Ingredients for - Lavender Ice Cream

1. Heavy whipping cream - 2 cups
2. Half-and-half - 1 cup
3. Honey - ⅔ cup
4. Dried lavender flowers - 2 tablespoons
5. Eggs - 2
6. Salt - ⅛ teaspoon

How to cook deliciously - Lavender Ice Cream

1. Stage

Heat heavy cream, half-and-half, honey, and lavender flowers in a heavy 2-quart saucepan, stirring occasionally, until cream just starts to bubble. Remove from heat and cover; let steep for 30 minutes.

2. Stage

Strain cream mixture into a bowl using a fine-mesh sieve; discard lavender flowers. Clean saucepan and pour strained cream mixture back in. Heat over medium heat until hot, about 5 minutes.

3. Stage

Whisk eggs and salt together in a bowl. Whisk in 1 cup hot cream in a slow stream.

4. Stage

Pour egg mixture into the remaining hot cream in the saucepan.

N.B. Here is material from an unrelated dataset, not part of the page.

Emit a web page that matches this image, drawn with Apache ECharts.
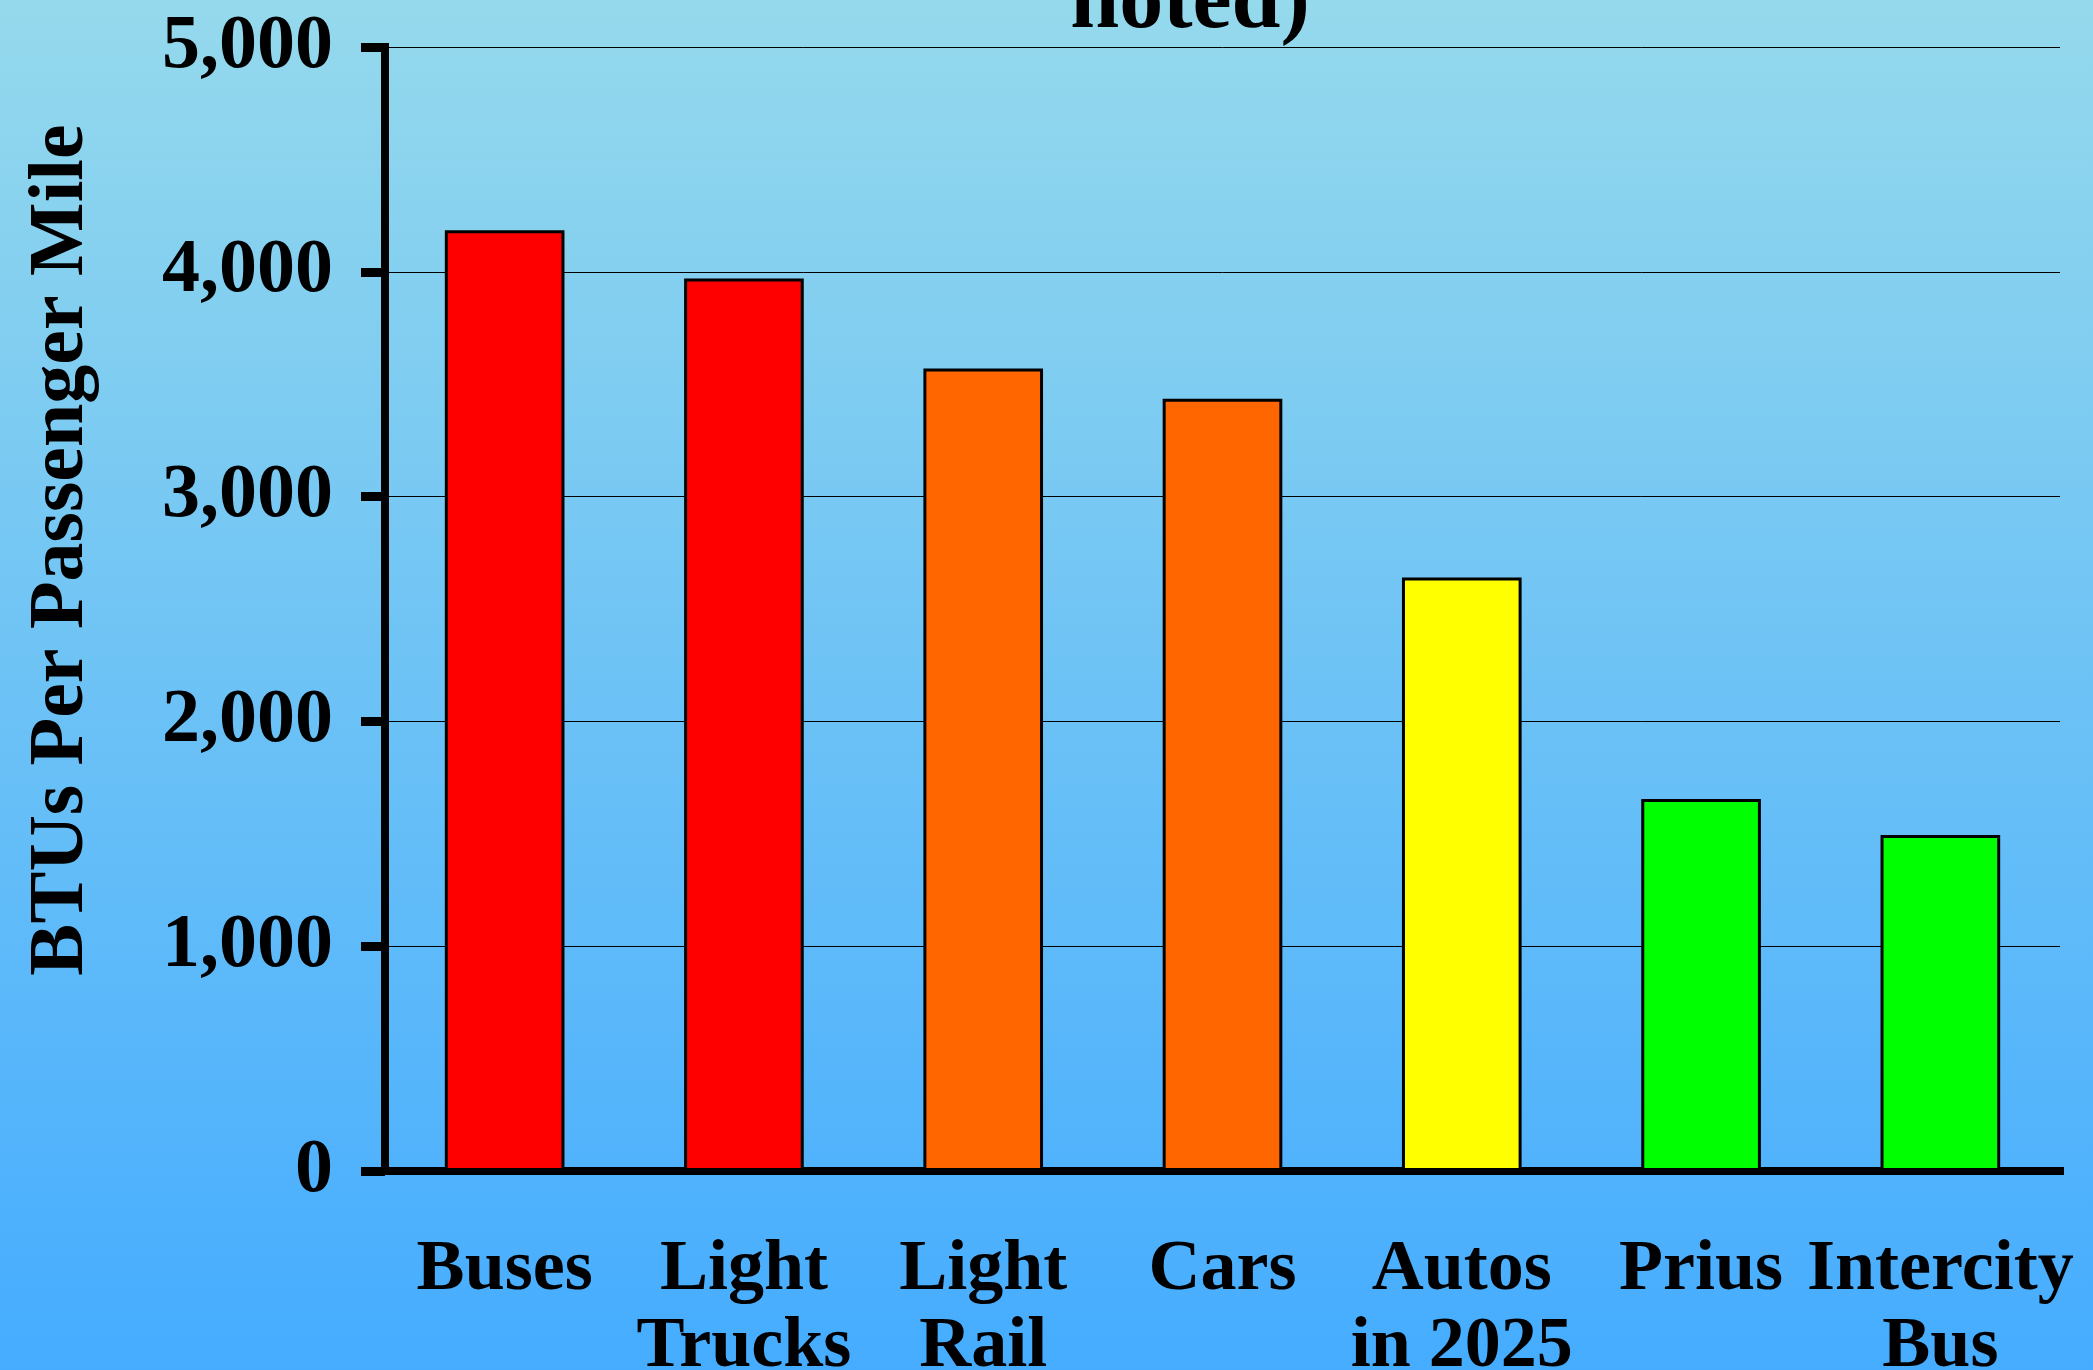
<!DOCTYPE html>
<html>
<head>
<meta charset="utf-8">
<script src="https://cdn.jsdelivr.net/npm/echarts@6/dist/echarts.min.js"></script>
<style>
html,body{margin:0;padding:0;}
#chart{width:2093px;height:1370px;}
</style>
</head>
<body>
<div id="chart"></div>
<script>
const categories = ['Buses', 'Light\nTrucks', 'Light\nRail', 'Cars', 'Autos\nin 2025', 'Prius', 'Intercity\nBus'];
const btuValues = [4185, 3970, 3570, 3435, 2640, 1655, 1495];
const barColors = ['#FF0000', '#FF0000', '#FF6600', '#FF6600', '#FFFF00', '#00FF00', '#00FF00'];
const yTickLabels = ['0', '1,000', '2,000', '3,000', '4,000', '5,000'];
const yAxisTitle = 'BTUs Per Passenger Mile';
const titleVisible = 'noted)';

const FONT = '"Liberation Serif", "Times New Roman", serif';
const chart = echarts.init(document.getElementById('chart'));
chart.setOption({
  animation: false,
  backgroundColor: {
    type: 'linear', x: 0, y: 0, x2: 0, y2: 1,
    colorStops: [{offset: 0, color: '#95D9EC'}, {offset: 1, color: '#45ACFF'}]
  },
  grid: {left: 385, right: 33, top: 47, bottom: 199, containLabel: false, outerBoundsMode: 'none'},
  graphic: [
    {type: 'text', x: 1190, y: 4, style: {text: titleVisible, font: 'bold 88px ' + FONT, fill: '#000', textAlign: 'center', textVerticalAlign: 'middle'}},
    {type: 'text', x: 62, y: 550, rotation: Math.PI / 2, style: {text: yAxisTitle, font: 'bold 78px ' + FONT, fill: '#000', textAlign: 'center', textVerticalAlign: 'middle'}}
  ],
  xAxis: {
    type: 'category',
    data: categories,
    axisLine: {show: true, lineStyle: {color: '#000', width: 8, cap: 'square'}},
    axisTick: {show: false},
    axisLabel: {interval: 0, margin: 61, color: '#000', fontFamily: FONT, fontWeight: 'bold', fontSize: 72, lineHeight: 77}
  },
  yAxis: {
    type: 'value',
    min: 0, max: 5000, interval: 1000,
    axisLine: {show: true, lineStyle: {color: '#000', width: 8, cap: 'square'}},
    axisTick: {show: true, length: 24, lineStyle: {color: '#000', width: 9}},
    axisLabel: {margin: 52, color: '#000', fontFamily: FONT, fontWeight: 'bold', fontSize: 76,
      formatter: function (v) { return yTickLabels[Math.round(v / 1000)]; }},
    splitLine: {show: true, lineStyle: {color: '#000', width: 1}}
  },
  series: [{
    type: 'bar',
    barWidth: '50%',
    data: btuValues.map(function (v, i) {
      return {value: v, itemStyle: {color: barColors[i], borderColor: '#000', borderWidth: 3}};
    })
  }]
});
</script>
</body>
</html>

Cook over medium-low heat, stirring constantly with a wooden spoon, until custard coats the back of the spoon and reads 175 degrees F (80 degrees C) on an instant-read thermometer, about 5 minutes.

5. Stage

Pour custard through a fine-mesh sieve into a bowl. Let cool completely, stirring occasionally, about 15 minutes. Chill, covered, for at least 3 hours.

6. Stage

Freeze custard in an ice cream maker according to manufacturer's instructions, about 20 minutes. Transfer to an airtight container and place in the freezer to firm up.